Aim
Pictures aside, quote the whole listing exactly.

Recorded information
^^^^^^^^^^^^^^^^

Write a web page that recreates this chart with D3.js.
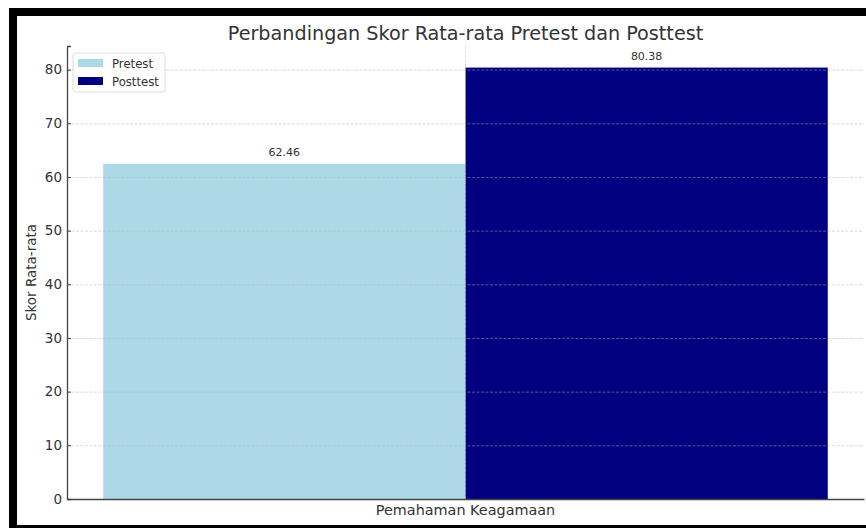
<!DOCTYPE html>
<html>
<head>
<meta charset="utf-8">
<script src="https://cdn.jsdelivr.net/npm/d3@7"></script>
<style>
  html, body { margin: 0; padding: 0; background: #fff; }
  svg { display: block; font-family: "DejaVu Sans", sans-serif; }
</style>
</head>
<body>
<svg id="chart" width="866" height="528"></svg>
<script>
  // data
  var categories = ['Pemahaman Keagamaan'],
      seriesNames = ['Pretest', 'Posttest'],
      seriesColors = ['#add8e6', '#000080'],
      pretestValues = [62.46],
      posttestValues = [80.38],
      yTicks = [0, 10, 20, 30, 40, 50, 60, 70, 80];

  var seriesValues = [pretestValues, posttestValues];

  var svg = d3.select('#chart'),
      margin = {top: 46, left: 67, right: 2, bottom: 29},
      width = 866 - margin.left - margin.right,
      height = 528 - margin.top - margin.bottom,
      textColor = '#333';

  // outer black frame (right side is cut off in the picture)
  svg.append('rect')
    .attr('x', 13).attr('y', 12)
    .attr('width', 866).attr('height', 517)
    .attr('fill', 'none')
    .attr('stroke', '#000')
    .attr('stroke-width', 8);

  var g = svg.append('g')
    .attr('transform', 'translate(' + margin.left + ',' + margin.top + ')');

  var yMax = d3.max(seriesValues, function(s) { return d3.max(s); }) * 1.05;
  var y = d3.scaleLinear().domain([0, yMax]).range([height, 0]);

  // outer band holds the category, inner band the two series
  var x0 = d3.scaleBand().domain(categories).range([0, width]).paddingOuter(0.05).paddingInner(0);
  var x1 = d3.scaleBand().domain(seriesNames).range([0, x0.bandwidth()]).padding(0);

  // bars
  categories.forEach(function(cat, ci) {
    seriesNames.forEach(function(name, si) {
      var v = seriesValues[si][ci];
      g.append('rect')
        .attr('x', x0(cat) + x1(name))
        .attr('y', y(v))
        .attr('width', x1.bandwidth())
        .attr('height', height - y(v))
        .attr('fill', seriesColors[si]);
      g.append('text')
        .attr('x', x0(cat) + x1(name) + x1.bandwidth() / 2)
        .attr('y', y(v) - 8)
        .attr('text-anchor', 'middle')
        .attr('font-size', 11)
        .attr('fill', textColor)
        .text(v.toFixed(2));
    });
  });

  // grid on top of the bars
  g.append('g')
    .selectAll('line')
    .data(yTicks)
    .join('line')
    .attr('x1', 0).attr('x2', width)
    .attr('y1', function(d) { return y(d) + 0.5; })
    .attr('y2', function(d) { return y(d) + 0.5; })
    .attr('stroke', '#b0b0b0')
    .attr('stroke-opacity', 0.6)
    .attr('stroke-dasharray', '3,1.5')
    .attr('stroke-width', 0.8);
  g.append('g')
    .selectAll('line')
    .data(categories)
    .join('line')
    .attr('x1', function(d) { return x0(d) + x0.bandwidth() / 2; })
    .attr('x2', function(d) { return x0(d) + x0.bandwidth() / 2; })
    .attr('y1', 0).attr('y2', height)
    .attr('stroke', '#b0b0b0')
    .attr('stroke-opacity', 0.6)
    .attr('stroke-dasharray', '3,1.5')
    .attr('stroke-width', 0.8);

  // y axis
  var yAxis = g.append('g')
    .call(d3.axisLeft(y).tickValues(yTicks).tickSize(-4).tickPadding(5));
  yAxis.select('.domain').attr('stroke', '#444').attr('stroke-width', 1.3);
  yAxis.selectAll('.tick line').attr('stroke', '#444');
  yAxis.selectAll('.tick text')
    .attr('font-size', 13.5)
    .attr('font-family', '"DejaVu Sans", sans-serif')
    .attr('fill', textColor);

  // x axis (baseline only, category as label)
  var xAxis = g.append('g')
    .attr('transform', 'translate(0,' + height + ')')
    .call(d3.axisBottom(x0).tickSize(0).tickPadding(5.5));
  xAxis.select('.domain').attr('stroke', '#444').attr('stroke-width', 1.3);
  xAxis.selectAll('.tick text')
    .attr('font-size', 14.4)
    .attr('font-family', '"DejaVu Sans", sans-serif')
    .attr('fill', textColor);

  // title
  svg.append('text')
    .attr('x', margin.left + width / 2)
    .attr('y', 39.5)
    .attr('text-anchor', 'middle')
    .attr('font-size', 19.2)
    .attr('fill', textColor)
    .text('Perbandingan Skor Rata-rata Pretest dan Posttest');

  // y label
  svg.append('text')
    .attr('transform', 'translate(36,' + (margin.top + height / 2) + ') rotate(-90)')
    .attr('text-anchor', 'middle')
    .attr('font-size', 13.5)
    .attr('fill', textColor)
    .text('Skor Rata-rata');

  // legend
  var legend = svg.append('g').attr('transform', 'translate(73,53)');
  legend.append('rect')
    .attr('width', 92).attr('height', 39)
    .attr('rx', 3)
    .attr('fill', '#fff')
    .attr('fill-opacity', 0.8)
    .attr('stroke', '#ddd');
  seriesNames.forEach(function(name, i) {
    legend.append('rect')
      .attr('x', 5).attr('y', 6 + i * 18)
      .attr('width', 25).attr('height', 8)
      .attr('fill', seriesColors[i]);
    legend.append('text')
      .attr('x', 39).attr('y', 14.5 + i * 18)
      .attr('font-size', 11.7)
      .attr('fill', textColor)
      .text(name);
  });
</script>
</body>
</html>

^^^^^^^^^^^^^^^^

Solution
Write a web page that recreates this chart with D3.js.
<!DOCTYPE html>
<html>
<head>
<meta charset="utf-8">
<script src="https://cdn.jsdelivr.net/npm/d3@7"></script>
<style>
  html, body { margin: 0; padding: 0; background: #fff; }
  svg { display: block; font-family: "DejaVu Sans", sans-serif; }
</style>
</head>
<body>
<svg id="chart" width="866" height="528"></svg>
<script>
  // data
  var categories = ['Pemahaman Keagamaan'],
      seriesNames = ['Pretest', 'Posttest'],
      seriesColors = ['#add8e6', '#000080'],
      pretestValues = [62.46],
      posttestValues = [80.38],
      yTicks = [0, 10, 20, 30, 40, 50, 60, 70, 80];

  var seriesValues = [pretestValues, posttestValues];

  var svg = d3.select('#chart'),
      margin = {top: 46, left: 67, right: 2, bottom: 29},
      width = 866 - margin.left - margin.right,
      height = 528 - margin.top - margin.bottom,
      textColor = '#333';

  // outer black frame (right side is cut off in the picture)
  svg.append('rect')
    .attr('x', 13).attr('y', 12)
    .attr('width', 866).attr('height', 517)
    .attr('fill', 'none')
    .attr('stroke', '#000')
    .attr('stroke-width', 8);

  var g = svg.append('g')
    .attr('transform', 'translate(' + margin.left + ',' + margin.top + ')');

  var yMax = d3.max(seriesValues, function(s) { return d3.max(s); }) * 1.05;
  var y = d3.scaleLinear().domain([0, yMax]).range([height, 0]);

  // outer band holds the category, inner band the two series
  var x0 = d3.scaleBand().domain(categories).range([0, width]).paddingOuter(0.05).paddingInner(0);
  var x1 = d3.scaleBand().domain(seriesNames).range([0, x0.bandwidth()]).padding(0);

  // bars
  categories.forEach(function(cat, ci) {
    seriesNames.forEach(function(name, si) {
      var v = seriesValues[si][ci];
      g.append('rect')
        .attr('x', x0(cat) + x1(name))
        .attr('y', y(v))
        .attr('width', x1.bandwidth())
        .attr('height', height - y(v))
        .attr('fill', seriesColors[si]);
      g.append('text')
        .attr('x', x0(cat) + x1(name) + x1.bandwidth() / 2)
        .attr('y', y(v) - 8)
        .attr('text-anchor', 'middle')
        .attr('font-size', 11)
        .attr('fill', textColor)
        .text(v.toFixed(2));
    });
  });

  // grid on top of the bars
  g.append('g')
    .selectAll('line')
    .data(yTicks)
    .join('line')
    .attr('x1', 0).attr('x2', width)
    .attr('y1', function(d) { return y(d) + 0.5; })
    .attr('y2', function(d) { return y(d) + 0.5; })
    .attr('stroke', '#b0b0b0')
    .attr('stroke-opacity', 0.6)
    .attr('stroke-dasharray', '3,1.5')
    .attr('stroke-width', 0.8);
  g.append('g')
    .selectAll('line')
    .data(categories)
    .join('line')
    .attr('x1', function(d) { return x0(d) + x0.bandwidth() / 2; })
    .attr('x2', function(d) { return x0(d) + x0.bandwidth() / 2; })
    .attr('y1', 0).attr('y2', height)
    .attr('stroke', '#b0b0b0')
    .attr('stroke-opacity', 0.6)
    .attr('stroke-dasharray', '3,1.5')
    .attr('stroke-width', 0.8);

  // y axis
  var yAxis = g.append('g')
    .call(d3.axisLeft(y).tickValues(yTicks).tickSize(-4).tickPadding(5));
  yAxis.select('.domain').attr('stroke', '#444').attr('stroke-width', 1.3);
  yAxis.selectAll('.tick line').attr('stroke', '#444');
  yAxis.selectAll('.tick text')
    .attr('font-size', 13.5)
    .attr('font-family', '"DejaVu Sans", sans-serif')
    .attr('fill', textColor);

  // x axis (baseline only, category as label)
  var xAxis = g.append('g')
    .attr('transform', 'translate(0,' + height + ')')
    .call(d3.axisBottom(x0).tickSize(0).tickPadding(5.5));
  xAxis.select('.domain').attr('stroke', '#444').attr('stroke-width', 1.3);
  xAxis.selectAll('.tick text')
    .attr('font-size', 14.4)
    .attr('font-family', '"DejaVu Sans", sans-serif')
    .attr('fill', textColor);

  // title
  svg.append('text')
    .attr('x', margin.left + width / 2)
    .attr('y', 39.5)
    .attr('text-anchor', 'middle')
    .attr('font-size', 19.2)
    .attr('fill', textColor)
    .text('Perbandingan Skor Rata-rata Pretest dan Posttest');

  // y label
  svg.append('text')
    .attr('transform', 'translate(36,' + (margin.top + height / 2) + ') rotate(-90)')
    .attr('text-anchor', 'middle')
    .attr('font-size', 13.5)
    .attr('fill', textColor)
    .text('Skor Rata-rata');

  // legend
  var legend = svg.append('g').attr('transform', 'translate(73,53)');
  legend.append('rect')
    .attr('width', 92).attr('height', 39)
    .attr('rx', 3)
    .attr('fill', '#fff')
    .attr('fill-opacity', 0.8)
    .attr('stroke', '#ddd');
  seriesNames.forEach(function(name, i) {
    legend.append('rect')
      .attr('x', 5).attr('y', 6 + i * 18)
      .attr('width', 25).attr('height', 8)
      .attr('fill', seriesColors[i]);
    legend.append('text')
      .attr('x', 39).attr('y', 14.5 + i * 18)
      .attr('font-size', 11.7)
      .attr('fill', textColor)
      .text(name);
  });
</script>
</body>
</html>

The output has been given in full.